Естественно, неприятие сочинений сильно печалило Малера. Такие мэтры, как Бюлов и Брамс, не разделяли с ним ни его художественных начинаний, ни понимания идей и смыслов музыкального развития. Из-за этого Густав впадал в отчаяние, подумывая о том, чтобы вовсе забросить композицию. Он стал сомневаться в собственном творчестве, о чем писал Лёру: «…я уже сам начинаю думать, что мои вещи или нелепая бессмыслица, или… Ну, заполни пробел сам и выбери одно из двух!
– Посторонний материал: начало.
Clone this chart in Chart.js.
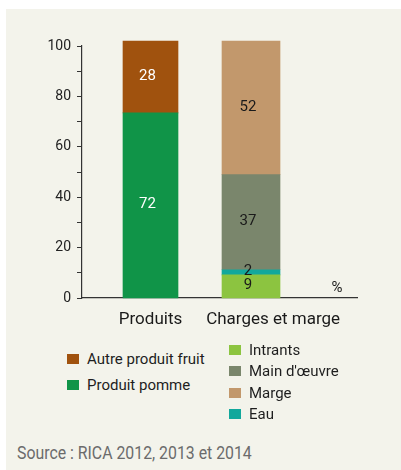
<!DOCTYPE html>
<html>
<head>
<meta charset="utf-8">
<script src="https://cdn.jsdelivr.net/npm/chart.js@4.4.1/dist/chart.umd.min.js"></script>
<style>
  html, body { margin: 0; padding: 0; background: #fff; }
  body { width: 401px; height: 470px; position: relative; overflow: hidden; font-family: Roboto, sans-serif; }
  #panel { position: absolute; left: 6px; top: 9px; right: 0; bottom: 0; background: #f3f3eb; }
  #chartBox { position: absolute; left: 0; top: 0; width: 401px; height: 340px; }
  .legendCol { position: absolute; }
  .legendItem { display: flex; align-items: center; font-size: 15px; color: #1e1e1e; white-space: nowrap; }
  .legendItem span.box { display: inline-block; width: 12px; height: 10px; margin-right: 8px; }
  #source { position: absolute; left: 17px; top: 442px; font-size: 18px; color: #6b6b6b; white-space: nowrap; transform-origin: left center; }
</style>
</head>
<body>
<div id="panel"></div>
<div id="chartBox"><canvas id="stackChart"></canvas></div>
<div class="legendCol" id="legendLeft" style="left:67px; top:346px;"></div>
<div class="legendCol" id="legendRight" style="left:229px; top:339px;"></div>
<div id="source"></div>

<script>
// chart data
const categories = ['Produits', 'Charges et marge'];
const seriesNames = ['Produit pomme', 'Autre produit fruit', 'Intrants', 'Eau', "Main d'œuvre", 'Marge'];
const seriesCategory = [0, 0, 1, 1, 1, 1];
const seriesValues = [72, 28, 9, 2, 37, 52];
const yTickLabels = [0, 20, 40, 60, 80, 100];
const unitLabel = '%';
const legendLeft = ['Autre produit fruit', 'Produit pomme'];
const legendRight = ['Intrants', "Main d'œuvre", 'Marge', 'Eau'];
const sourceText = 'Source : RICA 2012, 2013 et 2014';

// styles
const seriesColors = ['#109448', '#a0520e', '#8cc440', '#12a89c', '#7a866c', '#c2986c'];
const valueColors = ['#ffffff', '#ffffff', '#1a1a1a', '#1a1a1a', '#1a1a1a', '#1a1a1a'];
const barWidths = [55, 58];
const labelShift = [0, 0.22];

const extraText = {
    id: 'extraText',
    afterDatasetsDraw(chart) {
        const ctx = chart.ctx;
        const xs = chart.scales.x;
        ctx.save();
        ctx.textAlign = 'center';
        ctx.textBaseline = 'middle';

        // values inside the bar segments
        ctx.font = '15px Roboto';
        chart.data.datasets.forEach((ds, i) => {
            const meta = chart.getDatasetMeta(i);
            meta.data.forEach((bar, j) => {
                const p = bar.getProps(['x', 'y', 'base'], true);
                ctx.fillStyle = valueColors[i];
                ctx.fillText(String(ds.data[j].y), p.x - 3, (p.y + p.base) / 2 - 1);
            });
        });

        // unit at the end of the x axis
        ctx.fillStyle = '#1a1a1a';
        ctx.fillText(unitLabel, xs.right - 20, xs.top - 10);

        // category labels under the axis
        ctx.font = '17px Roboto';
        categories.forEach((c, i) => {
            ctx.fillText(c, xs.getPixelForValue(i + labelShift[i]), xs.top + 22);
        });
        ctx.restore();
    }
};

function buildDatasets() {
    return seriesNames.map((name, i) => ({
        label: name,
        data: [{ x: seriesCategory[i], y: seriesValues[i] }],
        backgroundColor: seriesColors[i],
        borderWidth: 0,
        barThickness: barWidths[seriesCategory[i]],
        yAxisID: 'yb',
        clip: false
    }));
}

const chart = new Chart(document.getElementById('stackChart'), {
    type: 'bar',
    data: { datasets: buildDatasets() },
    options: {
        responsive: true,
        maintainAspectRatio: false,
        animation: false,
        devicePixelRatio: 1,
        layout: { padding: { top: 46, right: 44, bottom: 0, left: 0 } },
        plugins: { legend: { display: false }, tooltip: { enabled: false } },
        scales: {
            x: {
                type: 'linear',
                stacked: true,
                offset: false,
                min: -0.6816,
                max: 2.0547,
                grid: { display: false },
                ticks: { display: false },
                border: { display: true, color: '#333', width: 1.2 },
                afterFit: (scale) => { scale.height = 42; }
            },
            y: {
                min: 0,
                max: 100,
                grid: { drawOnChartArea: false, drawTicks: true, tickLength: 5, color: '#333' },
                border: { display: true, color: '#333', width: 1.2 },
                afterFit: (scale) => { scale.width = 82; },
                ticks: {
                    stepSize: 10,
                    padding: 6,
                    color: '#222',
                    font: { family: 'Roboto', size: 14 },
                    callback: (value) => yTickLabels.includes(value) ? String(value) : ''
                }
            },
            yb: {
                display: false,
                stacked: true,
                min: 0,
                max: 98.05
            }
        }
    },
    plugins: [extraText]
});

// legend built from the datasets
function fillLegend(elId, names, rowHeight) {
    const col = document.getElementById(elId);
    names.forEach(name => {
        const ds = chart.data.datasets.find(d => d.label === name);
        const row = document.createElement('div');
        row.className = 'legendItem';
        row.style.height = rowHeight + 'px';
        row.innerHTML = `<span class="box" style="background:${ds.backgroundColor}"></span>${name}`;
        col.appendChild(row);
    });
}
fillLegend('legendLeft', legendLeft, 26);
fillLegend('legendRight', legendRight, 21.5);

const src = document.getElementById('source');
src.textContent = sourceText;
src.style.transform = `scaleX(${235 / src.offsetWidth})`;
</script>
</body>
</html>
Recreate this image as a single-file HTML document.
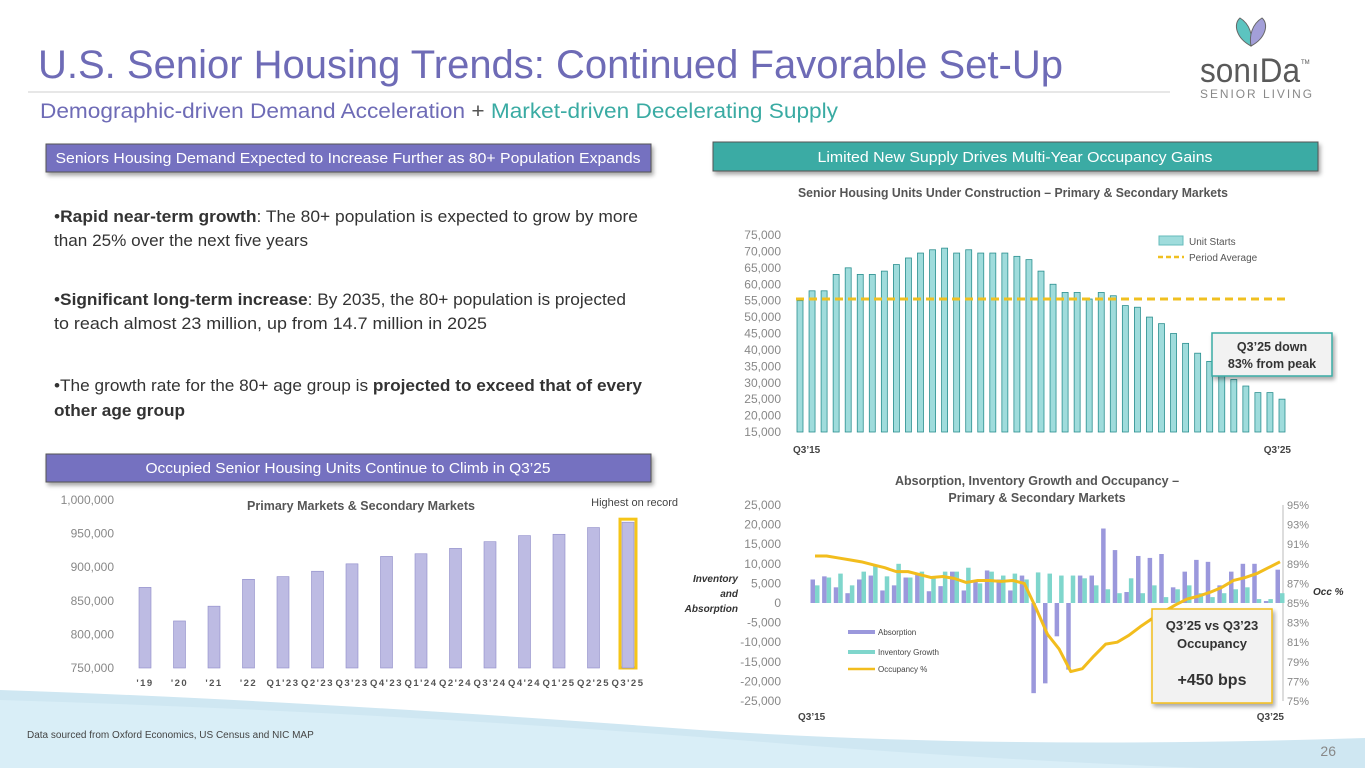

А я от всего этого уже устал!» Причин падать духом было достаточно: прошло 13 лет с момента окончания консерватории, на протяжении этого времени Густав неоднократно встречал людей, способных обеспечить ему композиторский успех, однако эти люди не видели в нем создателя музыки — только интерпретатора. «Я мог бы выдержать всё, что угодно, будь у меня лишь уверенность в будущем моих произведений», — откровенничал он.